David Dadds, a barrister representing the bar’s owners, argued that the police had not produced any primary evidence to suggest why the new licence should not be granted.
He said: “I’m appalled at their behaviour. Once again, I do now know why it is and I can’t put my finger on it, why on earth they keep on doing this to this premises, this poor premises being almost the victim of continual harassment.”
He quoted Shakespeare’s play Measure for Measure: ‘It is excellent to have a giant’s strength, but it is tyrannous to use it like a giant’, adding: “That’s one of these cases.”

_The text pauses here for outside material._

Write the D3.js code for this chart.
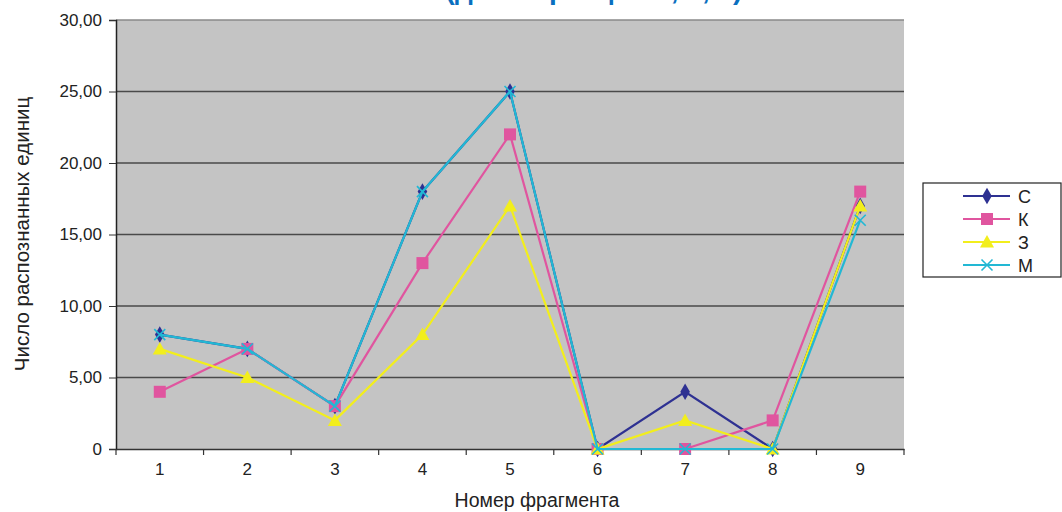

Mr Dadds explained how every review should be dealt with on its own merits and described how two ‘minor’ matters had occurred at the premises in 2018 and two other ‘minor’ incidents in 2019 and another on New Year’s Eve 2020.
He pointed out how the bar was now completely separate from the nightclub a few doors down as this was under different ownership.
He added: “Some of these conditions have been a millstone around their necks which were there because of the nightclub operation.”
Responding to concerns about door staff, he said they would be present at weekends but only on weekdays when risk assessments deemed them necessary.
There were similarly strong words in response from Peter Savill, the barrister representing Sussex Police.
He said: “There is absolutely nothing unlawful in the police’s stance in relation to this application. To suggest otherwise is irrational and unreasonable.”
The police’s position was that historically the licensing authority, which is the council, had imposed conditions and ‘those conditions worked’.
Mr Savill added: “To dismiss the incident in 2019 as minor is wrong, plain wrong. There is a pending prosecution for grevious bodily harm against the DPS and two door supervisors. It is fanciful to suggest that that matter is not a serious matter.”
In response, Mr Dadds described how the country’s justice system operated on the principle of innocent until proven guilty with the case yet to go to trial.
The sub-committee resolved that an amended premises licence be granted as applied for but with the changes to the timings volunteered by the applicant and imposed several extra conditions and amendments.
The committee recommended, but did not impose as a condition, that body worn video cameras are used by door staff.